Indeed, the Republicans’ turn from demonization of trans children to a suggestion that anyone who supports trans rights is by definition a pedophile or pedophile sympathizer constitutes a rabid, rapid descent into an us-versus-them extremism that, if properly exposed, can alienate far more people than it energizes. Overall, the GOP’s belief that it can use such issues to rally its base to the polls is premised on avoiding a backlash to such extreme and immoral positions — a backlash that it is well within the power of Democrats to encourage, if they were to simply make the effort. 

But the point is not merely to respond piecemeal to Republican extremism on individual issues — such as agreeing to make the midterms a referendum on whether trans women should be able to compete in high school sports. Rather, the proper approach would be to attack these various strands and present them to the public for what they are — a right-wing counter-revolution against the last half century of progress towards racial, sexual, and gender progress, all in the name of securing political and economic power for conservative white Americans at the expense of everyone else.

What’s increasingly frustrating to me is that, whether they now choose to recognize it or not, the Democrats have actually already been engaged in these so-called cultural fights, and the larger political struggle they underlie, for many years. The reason that this far-right counter-revolution is upon us is that there really has been a shift towards more power — both culturally and politically — for women, racial and sexual minorities, as well as non-Christians.
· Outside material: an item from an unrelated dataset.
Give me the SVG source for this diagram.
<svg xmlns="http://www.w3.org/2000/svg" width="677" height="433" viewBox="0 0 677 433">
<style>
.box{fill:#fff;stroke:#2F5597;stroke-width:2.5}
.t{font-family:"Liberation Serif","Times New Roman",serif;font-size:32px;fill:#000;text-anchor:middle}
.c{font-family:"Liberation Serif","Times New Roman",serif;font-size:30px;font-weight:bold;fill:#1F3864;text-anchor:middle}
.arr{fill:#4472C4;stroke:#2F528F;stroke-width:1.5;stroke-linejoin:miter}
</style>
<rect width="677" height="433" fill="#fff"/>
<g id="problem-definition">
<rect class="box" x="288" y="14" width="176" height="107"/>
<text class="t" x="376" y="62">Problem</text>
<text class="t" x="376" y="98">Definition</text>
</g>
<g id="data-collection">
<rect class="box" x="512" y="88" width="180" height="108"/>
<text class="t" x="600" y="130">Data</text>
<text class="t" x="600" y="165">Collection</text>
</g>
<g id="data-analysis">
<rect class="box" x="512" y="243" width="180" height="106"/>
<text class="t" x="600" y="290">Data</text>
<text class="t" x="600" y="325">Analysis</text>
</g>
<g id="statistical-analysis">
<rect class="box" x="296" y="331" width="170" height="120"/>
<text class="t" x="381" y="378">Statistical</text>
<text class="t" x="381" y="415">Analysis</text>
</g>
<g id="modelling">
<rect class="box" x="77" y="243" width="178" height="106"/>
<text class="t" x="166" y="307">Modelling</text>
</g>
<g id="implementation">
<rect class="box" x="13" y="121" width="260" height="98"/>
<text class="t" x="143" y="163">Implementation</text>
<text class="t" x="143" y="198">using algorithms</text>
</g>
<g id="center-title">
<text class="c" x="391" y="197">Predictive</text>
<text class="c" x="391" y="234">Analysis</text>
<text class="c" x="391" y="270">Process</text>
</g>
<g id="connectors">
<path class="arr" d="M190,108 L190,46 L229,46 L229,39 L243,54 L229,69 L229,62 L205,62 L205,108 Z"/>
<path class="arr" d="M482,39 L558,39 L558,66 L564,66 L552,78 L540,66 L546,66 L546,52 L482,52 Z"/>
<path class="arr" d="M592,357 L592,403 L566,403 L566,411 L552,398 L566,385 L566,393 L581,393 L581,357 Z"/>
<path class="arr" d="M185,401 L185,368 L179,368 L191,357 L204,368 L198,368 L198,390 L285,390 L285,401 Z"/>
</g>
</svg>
And the political vehicle for these transformations has been the Democratic Party.

But now, the Democrats’ very success has brought us to a point where conservative white Americans feel sufficiently threatened that the GOP is not only willing to unleash the most hateful and extreme rhetoric to energize this base, but is overtly suggesting that non-Christian, non-white Americans aren’t even real Americans at all https://www.theguardian.com/commentisfree/2022/mar/21/republicans-biden-trump-election-democracy. It is all the more shocking, then, for Democrats not to recognize that this current backlash is actually a sign of their own party’s success, and that the way forward is to confront it directly, not cower before the lie that all this hatred represents the true spirit of a more authentic America.

So why not call the GOP’s bluff, and make the midterms about the larger choice of what sort of country we all want to live in: one where a narrow group of Americans are allowed to manipulate the political system for their own selfish ends at the expense of the majority, or one where everyone is treated equally — whether black or white, gay or straight, Christian or atheist — and where we’re all working for the common purpose of a greater United States that lifts up everyone?
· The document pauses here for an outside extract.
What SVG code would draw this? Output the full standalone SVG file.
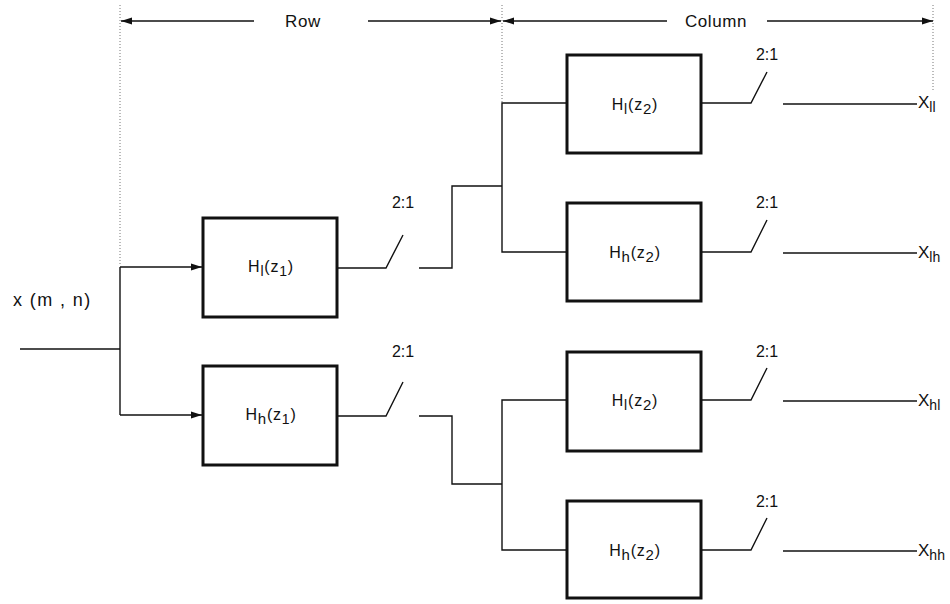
<svg xmlns="http://www.w3.org/2000/svg" width="950" height="604" viewBox="0 0 950 604">
<style>
.bg{fill:#fff}
.box{fill:#fff;stroke:#111;stroke-width:3}
.ln{fill:none;stroke:#111;stroke-width:1.4}
.dot{fill:none;stroke:#777;stroke-width:1;stroke-dasharray:1,2}
.t{font-family:"Liberation Sans",Arial,sans-serif;font-size:16px;letter-spacing:0.8px;fill:#111}
.lab{font-family:"Liberation Sans",Arial,sans-serif;font-size:16px;fill:#111}
.hd{font-family:"Liberation Sans",Arial,sans-serif;font-size:17px;letter-spacing:0.6px;fill:#111}
.x{font-family:"Liberation Sans",Arial,sans-serif;font-size:17px;fill:#111}
.xin{font-family:"Liberation Sans",Arial,sans-serif;font-size:18px;letter-spacing:1.4px;fill:#111}
</style>
<defs>
<marker id="arr" markerWidth="12" markerHeight="8" refX="11" refY="4" orient="auto" markerUnits="userSpaceOnUse">
<path d="M0,0.5 L11,4 L0,7.5 z" fill="#111"/>
</marker>
</defs>
<rect class="bg" x="0" y="0" width="950" height="604"/>
<g id="guides">
<line class="dot" x1="120" y1="5" x2="120" y2="266"/>
<line class="dot" x1="502" y1="5" x2="502" y2="103"/>
<line class="dot" x1="933" y1="5" x2="933" y2="92"/>
</g>
<g id="connectors">
<line class="ln" x1="254" y1="21" x2="121" y2="21" marker-end="url(#arr)"/>
<line class="ln" x1="368" y1="21" x2="501" y2="21" marker-end="url(#arr)"/>
<line class="ln" x1="667" y1="21" x2="503" y2="21" marker-end="url(#arr)"/>
<line class="ln" x1="767" y1="21" x2="933" y2="21" marker-end="url(#arr)"/>
<polyline class="ln" points="20,349 120,349"/>
<polyline class="ln" points="120,267 120,415"/>
<line class="ln" x1="120" y1="267" x2="202" y2="267" marker-end="url(#arr)"/>
<line class="ln" x1="120" y1="415" x2="202" y2="415" marker-end="url(#arr)"/>
<polyline class="ln" points="337,268 386,268 403,235"/>
<polyline class="ln" points="419,268 452,268 452,186 502,186"/>
<polyline class="ln" points="337,416 386,416 403,382"/>
<polyline class="ln" points="419,416 452,416 452,484 502,484"/>
<polyline class="ln" points="567,103 502,103 502,252 567,252"/>
<polyline class="ln" points="567,400 502,400 502,550 567,550"/>
<polyline class="ln" points="701,103 751,103 767,72"/>
<polyline class="ln" points="701,252 751,252 767,220"/>
<polyline class="ln" points="701,400 751,400 767,368"/>
<polyline class="ln" points="701,550 751,550 767,518"/>
<line class="ln" x1="783" y1="104" x2="917" y2="104"/>
<line class="ln" x1="783" y1="253" x2="917" y2="253"/>
<line class="ln" x1="783" y1="401" x2="917" y2="401"/>
<line class="ln" x1="783" y1="551" x2="917" y2="551"/>
</g>
<g id="labels">
<text class="hd" x="303" y="27" text-anchor="middle">Row</text>
<text class="hd" x="716" y="27" text-anchor="middle">Column</text>
<text class="xin" x="13" y="306">x (m , n)</text>
<text class="lab" x="403" y="208" text-anchor="middle">2:1</text>
<text class="lab" x="403" y="357" text-anchor="middle">2:1</text>
<text class="lab" x="767" y="60" text-anchor="middle">2:1</text>
<text class="lab" x="767" y="208" text-anchor="middle">2:1</text>
<text class="lab" x="767" y="357" text-anchor="middle">2:1</text>
<text class="lab" x="767" y="507" text-anchor="middle">2:1</text>
</g>
<g id="n-hl1">
<rect class="box" x="203" y="218" width="134" height="99"/>
<text class="t" x="271" y="272" text-anchor="middle">H<tspan font-size="14" dy="4">l</tspan><tspan dy="-4">(z</tspan><tspan font-size="14" dy="4">1</tspan><tspan dy="-4">)</tspan></text>
</g>
<g id="n-hh1">
<rect class="box" x="203" y="366" width="134" height="99"/>
<text class="t" x="271" y="420" text-anchor="middle">H<tspan font-size="15" dy="4">h</tspan><tspan dy="-4">(z</tspan><tspan font-size="14" dy="4">1</tspan><tspan dy="-4">)</tspan></text>
</g>
<g id="n-hl2a">
<rect class="box" x="567" y="55" width="134" height="98"/>
<text class="t" x="635" y="110" text-anchor="middle">H<tspan font-size="14" dy="4">l</tspan><tspan dy="-4">(z</tspan><tspan font-size="15" dy="4">2</tspan><tspan dy="-4">)</tspan></text>
</g>
<g id="n-hh2a">
<rect class="box" x="567" y="203" width="134" height="98"/>
<text class="t" x="635" y="258" text-anchor="middle">H<tspan font-size="15" dy="4">h</tspan><tspan dy="-4">(z</tspan><tspan font-size="15" dy="4">2</tspan><tspan dy="-4">)</tspan></text>
</g>
<g id="n-hl2b">
<rect class="box" x="567" y="352" width="134" height="99"/>
<text class="t" x="635" y="406" text-anchor="middle">H<tspan font-size="14" dy="4">l</tspan><tspan dy="-4">(z</tspan><tspan font-size="15" dy="4">2</tspan><tspan dy="-4">)</tspan></text>
</g>
<g id="n-hh2b">
<rect class="box" x="567" y="501" width="134" height="97"/>
<text class="t" x="635" y="556" text-anchor="middle">H<tspan font-size="15" dy="4">h</tspan><tspan dy="-4">(z</tspan><tspan font-size="15" dy="4">2</tspan><tspan dy="-4">)</tspan></text>
</g>
<g id="outputs">
<text class="x" x="918" y="108">X<tspan font-size="14" dy="4">ll</tspan></text>
<text class="x" x="918" y="258">X<tspan font-size="14" dy="4">lh</tspan></text>
<text class="x" x="918" y="406">X<tspan font-size="14" dy="4">hl</tspan></text>
<text class="x" x="918" y="556">X<tspan font-size="14" dy="4">hh</tspan></text>
</g>
</svg>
This doesn’t mean that the Democrats can simply pretend that Americans’ economic concerns don’t exist — but it does provide a powerful path to re-contextualizing those concerns. First, this would allow the Democrats to remind Americans that there are other important considerations in life apart from whether inflation is high — not a game changer, maybe, but certainly a powerful antidote to the dominant “it’s the economy, stupid” perspective echoed by the GOP and the media. More importantly, it would help shift the debate over how to resolve our current economic challenges by reminding voters of the GOP’s complete and utter lack of a plan to actually help Americans, apart from the tired hat trick of cutting taxes for the rich; as Jennifer Rubin puts it, “And why is it that the most ambitious Republicans are spending more time battling nonexistent critical race theory in schools than on health care or inflation?” This is a question that every Democrat on the campaign trail should be asking. They must make explicit the deranged motivations and goals of the white supremacist, authoritarian GOP, and how divisive strategies also work to distract attention from actual economic concerns that affect everyone.  After all, if the Democrats don’t make this case, who will?
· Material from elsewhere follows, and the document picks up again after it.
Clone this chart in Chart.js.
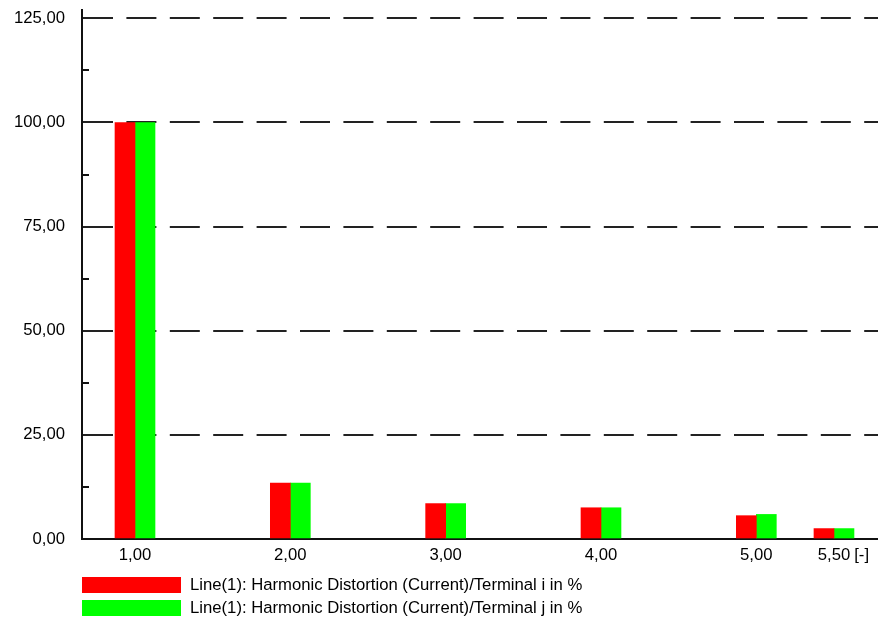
<!DOCTYPE html>
<html>
<head>
<meta charset="utf-8">
<script src="https://cdn.jsdelivr.net/npm/chart.js@4/dist/chart.umd.min.js"></script>
<style>
  html, body { margin: 0; padding: 0; background: #fff; }
  #wrap { position: relative; width: 878px; height: 618px; }
  canvas { display: block; }
  .lg { position: absolute; left: 82px; height: 16px; display: flex; align-items: flex-start;
        font-family: "Liberation Sans", Arial, sans-serif; font-size: 16.7px; line-height: 16px; color: #000; white-space: nowrap; }
  .sw { width: 99px; height: 16px; margin-right: 9px; flex: none; }
</style>
</head>
<body>
<div id="wrap">
  <canvas id="c" width="878" height="618"></canvas>
  <div class="lg" style="top:577px"><span class="sw" style="background:#ff0000"></span><span id="l1"></span></div>
  <div class="lg" style="top:600px"><span class="sw" style="background:#00ff00"></span><span id="l2"></span></div>
</div>
<script>
// ---- data ----
const harmonicOrders = [1, 2, 3, 4, 5, 5.5];
const terminalI = [100, 13.4, 8.5, 7.5, 5.6, 2.5];
const terminalJ = [100, 13.4, 8.5, 7.5, 5.9, 2.5];
const yTickValues = [0, 12.5, 25, 37.5, 50, 62.5, 75, 87.5, 100, 112.5, 125];
const seriesLabels = [
  'Line(1): Harmonic Distortion (Current)/Terminal i in %',
  'Line(1): Harmonic Distortion (Current)/Terminal j in %'
];
const xUnit = '[-]';

document.getElementById('l1').textContent = seriesLabels[0];
document.getElementById('l2').textContent = seriesLabels[1];

const fmt = v => v.toFixed(2).replace('.', ',');
const FS = 16.7;
const FONT = { family: '"Liberation Sans", Arial, sans-serif', size: FS };

const extras = {
  id: 'extras',
  afterDraw(chart) {
    const ctx = chart.ctx;
    const y = chart.scales.y, x = chart.scales.x;
    ctx.save();
    // minor ticks inside the plot
    ctx.strokeStyle = '#111';
    ctx.lineWidth = 2;
    yTickValues.forEach(v => {
      if (v % 25 !== 0) {
        const py = Math.round(y.getPixelForValue(v));
        ctx.beginPath();
        ctx.moveTo(chart.chartArea.left, py);
        ctx.lineTo(chart.chartArea.left + 7, py);
        ctx.stroke();
      }
    });
    // unit after last x label
    ctx.font = FS + 'px "Liberation Sans", Arial, sans-serif';
    ctx.fillStyle = '#000';
    ctx.textBaseline = 'middle';
    ctx.textAlign = 'left';
    const last = harmonicOrders[harmonicOrders.length - 1];
    const px = x.getPixelForValue(last);
    const w = ctx.measureText(fmt(last)).width;
    const ly = x.top + 6 + FS * 1.2 / 2;
    ctx.fillText(xUnit, px + w / 2 + 4, ly);
    ctx.restore();
  }
};

new Chart(document.getElementById('c'), {
  type: 'bar',
  data: {
    datasets: [
      { label: seriesLabels[0], data: harmonicOrders.map((h, i) => ({ x: h, y: terminalI[i] })),
        backgroundColor: '#ff0000', borderWidth: 0, barThickness: 20 },
      { label: seriesLabels[1], data: harmonicOrders.map((h, i) => ({ x: h, y: terminalJ[i] })),
        backgroundColor: '#00ff00', borderWidth: 0, barThickness: 20 }
    ]
  },
  options: {
    responsive: false,
    animation: false,
    layout: { padding: { top: 10, left: 0, right: 0, bottom: 0 } },
    plugins: { legend: { display: false }, tooltip: { enabled: false } },
    scales: {
      x: {
        type: 'linear',
        offset: false,
        min: 0.6588,
        max: 5.7834,
        grid: { display: false, offset: false, drawTicks: false },
        border: { display: true, color: '#111', width: 2 },
        afterBuildTicks: s => { s.ticks = harmonicOrders.map(v => ({ value: v })); },
        afterFit: s => { s.height = 79; s.paddingLeft = 0; s.paddingRight = 0; },
        ticks: {
          autoSkip: false, maxRotation: 0, minRotation: 0, padding: 6,
          color: '#000', font: FONT,
          callback: v => fmt(v)
        }
      },
      y: {
        min: 0,
        max: 127,
        grid: {
          drawTicks: false,
          lineWidth: 2,
          color: c => (c.tick && c.tick.value % 25 === 0 && c.tick.value > 0) ? '#222' : 'rgba(0,0,0,0)'
        },
        border: { display: true, color: '#111', width: 2, dash: [30, 13.4] },
        afterBuildTicks: s => { s.ticks = yTickValues.map(v => ({ value: v })); },
        afterFit: s => { s.width = 82; s.paddingTop = 0; s.paddingBottom = 0; },
        ticks: {
          autoSkip: false, padding: 17, color: '#000', font: FONT,
          callback: v => (v % 25 === 0 ? fmt(v) : '')
        }
      }
    }
  },
  plugins: [extras]
});
</script>
</body>
</html>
Ultimately, though, the Democrats should make every effort to shine a spotlight on the GOP’s war on American society and democracy because it’s the right thing to do. Particularly when we consider the Republicans’ in-the-plain-light-of-day efforts to subvert future elections, whether by gerrymandering, vote suppression, or corruptions of non-partisan voting processes, the party’s war on America is too dangerous to ignore. Not a day should go by without a prominent Democratic reminding voters that the last Republican president attempted a coup to stay in office — and that his false claims of a stolen election have now been adopted as a rallying cry by his party, as justification for ongoing maneuvers meant to ensure mere majority rule never again stops the GOP from holding power. If Democrats cannot make preservation of our democracy into an urgent and motivating issue, it’s not a problem with the issue — it’s a problem with the Democrats, and those who can’t convey such an obvious and urgent message need to make way for those who can.

As I’ll never tire of saying, the events surrounding January 6 in particular provide a nearly-inexhaustible ready-made case for why Republicans should never be allowed back into national power. A growing body of evidence shows that currently-serving members of the House were deeply involved in the coup effort, talking casually of imposing martial law and having the military oversee a re-do election to assure Trump of victory. Beyond this, Democrats should make sure that all GOP efforts to undermine free and fair elections are tainted by the violence and fundamental immorality of that day, dedicated as they are to the same ends.

Will any of this make a difference in the midterms? Of course it’s impossible to say. But even if the Democrats are bound to lose in November, it’s so much better to lose in a way that sets them up for future success, by using the next six months to tell the story of a backwards-looking, power-mad GOP obsessed with stunting the country’s future in the name of re-instituting the worse elements of our past. To lose in a way that gets the Democratic base fired up and ready to resist the depredations of a Republican Congress, and sets the party up for redemption in 2024, as a victorious GOP would surely show its true radicalism in the intervening years and sows the ground for its comeuppance.